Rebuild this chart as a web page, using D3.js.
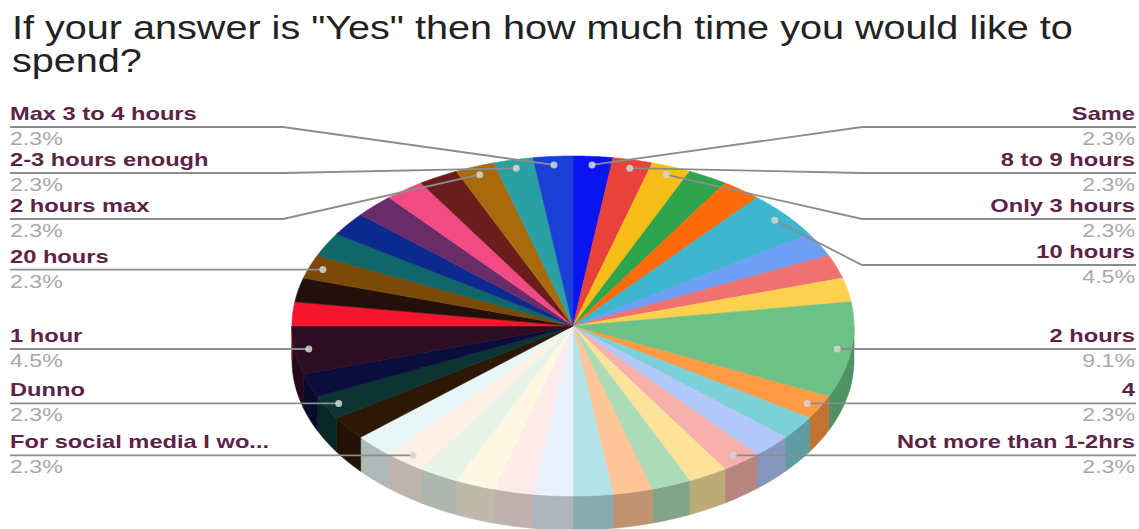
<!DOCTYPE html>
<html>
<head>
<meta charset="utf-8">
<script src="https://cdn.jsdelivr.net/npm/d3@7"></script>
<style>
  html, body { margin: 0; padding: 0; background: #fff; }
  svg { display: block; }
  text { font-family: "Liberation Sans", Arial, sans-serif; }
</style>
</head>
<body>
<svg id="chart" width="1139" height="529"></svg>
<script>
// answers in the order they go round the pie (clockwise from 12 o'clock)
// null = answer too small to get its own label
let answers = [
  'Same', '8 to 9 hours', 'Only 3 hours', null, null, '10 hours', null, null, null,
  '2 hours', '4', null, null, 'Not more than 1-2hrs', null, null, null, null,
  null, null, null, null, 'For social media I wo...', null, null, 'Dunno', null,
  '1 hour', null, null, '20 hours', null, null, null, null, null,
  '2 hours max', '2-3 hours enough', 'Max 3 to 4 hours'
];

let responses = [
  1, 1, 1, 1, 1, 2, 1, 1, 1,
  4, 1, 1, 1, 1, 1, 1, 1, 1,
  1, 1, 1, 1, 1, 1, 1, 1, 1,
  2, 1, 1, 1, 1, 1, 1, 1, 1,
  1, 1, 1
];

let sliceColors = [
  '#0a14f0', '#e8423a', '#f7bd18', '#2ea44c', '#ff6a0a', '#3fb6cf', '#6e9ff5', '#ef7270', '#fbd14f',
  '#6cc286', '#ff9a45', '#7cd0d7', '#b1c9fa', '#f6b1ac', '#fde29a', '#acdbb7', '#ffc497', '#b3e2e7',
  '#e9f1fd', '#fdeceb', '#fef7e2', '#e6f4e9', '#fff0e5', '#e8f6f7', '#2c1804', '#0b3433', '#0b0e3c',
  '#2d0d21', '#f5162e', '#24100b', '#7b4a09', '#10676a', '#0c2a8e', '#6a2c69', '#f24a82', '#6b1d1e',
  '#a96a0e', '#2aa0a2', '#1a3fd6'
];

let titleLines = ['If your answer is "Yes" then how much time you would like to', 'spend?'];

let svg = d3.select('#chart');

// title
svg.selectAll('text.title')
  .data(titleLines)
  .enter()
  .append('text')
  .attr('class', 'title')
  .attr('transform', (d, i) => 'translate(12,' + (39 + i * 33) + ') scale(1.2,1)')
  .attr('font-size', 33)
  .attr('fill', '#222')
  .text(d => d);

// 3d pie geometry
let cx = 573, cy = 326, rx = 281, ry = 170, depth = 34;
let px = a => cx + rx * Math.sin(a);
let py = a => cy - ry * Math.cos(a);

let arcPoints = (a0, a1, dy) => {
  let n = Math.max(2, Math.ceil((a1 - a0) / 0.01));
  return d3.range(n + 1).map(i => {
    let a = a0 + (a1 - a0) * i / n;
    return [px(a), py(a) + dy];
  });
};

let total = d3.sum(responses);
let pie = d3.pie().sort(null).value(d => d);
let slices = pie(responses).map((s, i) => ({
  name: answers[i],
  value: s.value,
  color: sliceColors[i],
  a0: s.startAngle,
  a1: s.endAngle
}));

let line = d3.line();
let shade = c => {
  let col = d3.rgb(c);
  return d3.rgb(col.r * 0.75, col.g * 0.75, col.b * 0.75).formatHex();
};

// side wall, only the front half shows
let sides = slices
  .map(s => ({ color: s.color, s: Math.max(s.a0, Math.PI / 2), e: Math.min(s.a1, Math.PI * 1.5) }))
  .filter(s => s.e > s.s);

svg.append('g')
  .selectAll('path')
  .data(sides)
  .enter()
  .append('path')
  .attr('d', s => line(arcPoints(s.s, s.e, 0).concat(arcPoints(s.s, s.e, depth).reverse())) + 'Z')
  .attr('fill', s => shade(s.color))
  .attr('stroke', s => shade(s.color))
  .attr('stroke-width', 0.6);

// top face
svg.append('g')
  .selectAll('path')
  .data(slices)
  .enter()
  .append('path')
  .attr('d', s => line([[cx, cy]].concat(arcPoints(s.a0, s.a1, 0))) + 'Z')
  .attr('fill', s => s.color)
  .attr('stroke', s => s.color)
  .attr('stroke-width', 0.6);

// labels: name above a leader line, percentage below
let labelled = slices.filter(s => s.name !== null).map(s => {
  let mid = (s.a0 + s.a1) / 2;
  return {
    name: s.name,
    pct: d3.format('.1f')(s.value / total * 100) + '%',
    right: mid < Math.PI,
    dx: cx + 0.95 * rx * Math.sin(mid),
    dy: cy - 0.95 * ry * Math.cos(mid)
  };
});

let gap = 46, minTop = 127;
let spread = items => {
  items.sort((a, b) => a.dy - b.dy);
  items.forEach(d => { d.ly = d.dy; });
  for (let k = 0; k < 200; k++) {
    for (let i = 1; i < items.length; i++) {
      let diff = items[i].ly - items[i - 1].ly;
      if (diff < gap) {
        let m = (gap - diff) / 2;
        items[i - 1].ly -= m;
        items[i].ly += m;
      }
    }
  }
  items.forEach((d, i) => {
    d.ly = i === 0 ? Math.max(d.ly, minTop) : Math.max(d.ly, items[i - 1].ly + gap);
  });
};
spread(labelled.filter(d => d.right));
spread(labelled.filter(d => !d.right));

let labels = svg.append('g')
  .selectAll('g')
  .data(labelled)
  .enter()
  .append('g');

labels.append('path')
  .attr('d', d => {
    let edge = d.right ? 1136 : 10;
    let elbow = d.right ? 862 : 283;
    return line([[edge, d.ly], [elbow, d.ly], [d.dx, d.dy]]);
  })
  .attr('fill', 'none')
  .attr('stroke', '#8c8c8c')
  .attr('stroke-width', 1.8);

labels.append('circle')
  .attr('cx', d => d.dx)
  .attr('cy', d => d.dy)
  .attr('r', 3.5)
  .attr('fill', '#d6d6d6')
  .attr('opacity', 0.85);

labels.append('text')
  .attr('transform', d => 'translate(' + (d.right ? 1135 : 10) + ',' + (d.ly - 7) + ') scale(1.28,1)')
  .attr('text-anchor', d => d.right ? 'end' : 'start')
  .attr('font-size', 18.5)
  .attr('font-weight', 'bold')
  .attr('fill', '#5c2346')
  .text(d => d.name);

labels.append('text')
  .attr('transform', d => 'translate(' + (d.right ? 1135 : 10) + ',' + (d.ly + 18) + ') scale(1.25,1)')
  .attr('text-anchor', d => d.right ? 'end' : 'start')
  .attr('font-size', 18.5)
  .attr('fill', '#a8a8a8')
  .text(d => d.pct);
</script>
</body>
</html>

****************************************

(WHAT YOU WILL DO) Every line above should be repeated exactly; pictures stay out of the copy.

(EXPECTED ANSWER)
Rebuild this chart as a web page, using D3.js.
<!DOCTYPE html>
<html>
<head>
<meta charset="utf-8">
<script src="https://cdn.jsdelivr.net/npm/d3@7"></script>
<style>
  html, body { margin: 0; padding: 0; background: #fff; }
  svg { display: block; }
  text { font-family: "Liberation Sans", Arial, sans-serif; }
</style>
</head>
<body>
<svg id="chart" width="1139" height="529"></svg>
<script>
// answers in the order they go round the pie (clockwise from 12 o'clock)
// null = answer too small to get its own label
let answers = [
  'Same', '8 to 9 hours', 'Only 3 hours', null, null, '10 hours', null, null, null,
  '2 hours', '4', null, null, 'Not more than 1-2hrs', null, null, null, null,
  null, null, null, null, 'For social media I wo...', null, null, 'Dunno', null,
  '1 hour', null, null, '20 hours', null, null, null, null, null,
  '2 hours max', '2-3 hours enough', 'Max 3 to 4 hours'
];

let responses = [
  1, 1, 1, 1, 1, 2, 1, 1, 1,
  4, 1, 1, 1, 1, 1, 1, 1, 1,
  1, 1, 1, 1, 1, 1, 1, 1, 1,
  2, 1, 1, 1, 1, 1, 1, 1, 1,
  1, 1, 1
];

let sliceColors = [
  '#0a14f0', '#e8423a', '#f7bd18', '#2ea44c', '#ff6a0a', '#3fb6cf', '#6e9ff5', '#ef7270', '#fbd14f',
  '#6cc286', '#ff9a45', '#7cd0d7', '#b1c9fa', '#f6b1ac', '#fde29a', '#acdbb7', '#ffc497', '#b3e2e7',
  '#e9f1fd', '#fdeceb', '#fef7e2', '#e6f4e9', '#fff0e5', '#e8f6f7', '#2c1804', '#0b3433', '#0b0e3c',
  '#2d0d21', '#f5162e', '#24100b', '#7b4a09', '#10676a', '#0c2a8e', '#6a2c69', '#f24a82', '#6b1d1e',
  '#a96a0e', '#2aa0a2', '#1a3fd6'
];

let titleLines = ['If your answer is "Yes" then how much time you would like to', 'spend?'];

let svg = d3.select('#chart');

// title
svg.selectAll('text.title')
  .data(titleLines)
  .enter()
  .append('text')
  .attr('class', 'title')
  .attr('transform', (d, i) => 'translate(12,' + (39 + i * 33) + ') scale(1.2,1)')
  .attr('font-size', 33)
  .attr('fill', '#222')
  .text(d => d);

// 3d pie geometry
let cx = 573, cy = 326, rx = 281, ry = 170, depth = 34;
let px = a => cx + rx * Math.sin(a);
let py = a => cy - ry * Math.cos(a);

let arcPoints = (a0, a1, dy) => {
  let n = Math.max(2, Math.ceil((a1 - a0) / 0.01));
  return d3.range(n + 1).map(i => {
    let a = a0 + (a1 - a0) * i / n;
    return [px(a), py(a) + dy];
  });
};

let total = d3.sum(responses);
let pie = d3.pie().sort(null).value(d => d);
let slices = pie(responses).map((s, i) => ({
  name: answers[i],
  value: s.value,
  color: sliceColors[i],
  a0: s.startAngle,
  a1: s.endAngle
}));

let line = d3.line();
let shade = c => {
  let col = d3.rgb(c);
  return d3.rgb(col.r * 0.75, col.g * 0.75, col.b * 0.75).formatHex();
};

// side wall, only the front half shows
let sides = slices
  .map(s => ({ color: s.color, s: Math.max(s.a0, Math.PI / 2), e: Math.min(s.a1, Math.PI * 1.5) }))
  .filter(s => s.e > s.s);

svg.append('g')
  .selectAll('path')
  .data(sides)
  .enter()
  .append('path')
  .attr('d', s => line(arcPoints(s.s, s.e, 0).concat(arcPoints(s.s, s.e, depth).reverse())) + 'Z')
  .attr('fill', s => shade(s.color))
  .attr('stroke', s => shade(s.color))
  .attr('stroke-width', 0.6);

// top face
svg.append('g')
  .selectAll('path')
  .data(slices)
  .enter()
  .append('path')
  .attr('d', s => line([[cx, cy]].concat(arcPoints(s.a0, s.a1, 0))) + 'Z')
  .attr('fill', s => s.color)
  .attr('stroke', s => s.color)
  .attr('stroke-width', 0.6);

// labels: name above a leader line, percentage below
let labelled = slices.filter(s => s.name !== null).map(s => {
  let mid = (s.a0 + s.a1) / 2;
  return {
    name: s.name,
    pct: d3.format('.1f')(s.value / total * 100) + '%',
    right: mid < Math.PI,
    dx: cx + 0.95 * rx * Math.sin(mid),
    dy: cy - 0.95 * ry * Math.cos(mid)
  };
});

let gap = 46, minTop = 127;
let spread = items => {
  items.sort((a, b) => a.dy - b.dy);
  items.forEach(d => { d.ly = d.dy; });
  for (let k = 0; k < 200; k++) {
    for (let i = 1; i < items.length; i++) {
      let diff = items[i].ly - items[i - 1].ly;
      if (diff < gap) {
        let m = (gap - diff) / 2;
        items[i - 1].ly -= m;
        items[i].ly += m;
      }
    }
  }
  items.forEach((d, i) => {
    d.ly = i === 0 ? Math.max(d.ly, minTop) : Math.max(d.ly, items[i - 1].ly + gap);
  });
};
spread(labelled.filter(d => d.right));
spread(labelled.filter(d => !d.right));

let labels = svg.append('g')
  .selectAll('g')
  .data(labelled)
  .enter()
  .append('g');

labels.append('path')
  .attr('d', d => {
    let edge = d.right ? 1136 : 10;
    let elbow = d.right ? 862 : 283;
    return line([[edge, d.ly], [elbow, d.ly], [d.dx, d.dy]]);
  })
  .attr('fill', 'none')
  .attr('stroke', '#8c8c8c')
  .attr('stroke-width', 1.8);

labels.append('circle')
  .attr('cx', d => d.dx)
  .attr('cy', d => d.dy)
  .attr('r', 3.5)
  .attr('fill', '#d6d6d6')
  .attr('opacity', 0.85);

labels.append('text')
  .attr('transform', d => 'translate(' + (d.right ? 1135 : 10) + ',' + (d.ly - 7) + ') scale(1.28,1)')
  .attr('text-anchor', d => d.right ? 'end' : 'start')
  .attr('font-size', 18.5)
  .attr('font-weight', 'bold')
  .attr('fill', '#5c2346')
  .text(d => d.name);

labels.append('text')
  .attr('transform', d => 'translate(' + (d.right ? 1135 : 10) + ',' + (d.ly + 18) + ') scale(1.25,1)')
  .attr('text-anchor', d => d.right ? 'end' : 'start')
  .attr('font-size', 18.5)
  .attr('fill', '#a8a8a8')
  .text(d => d.pct);
</script>
</body>
</html>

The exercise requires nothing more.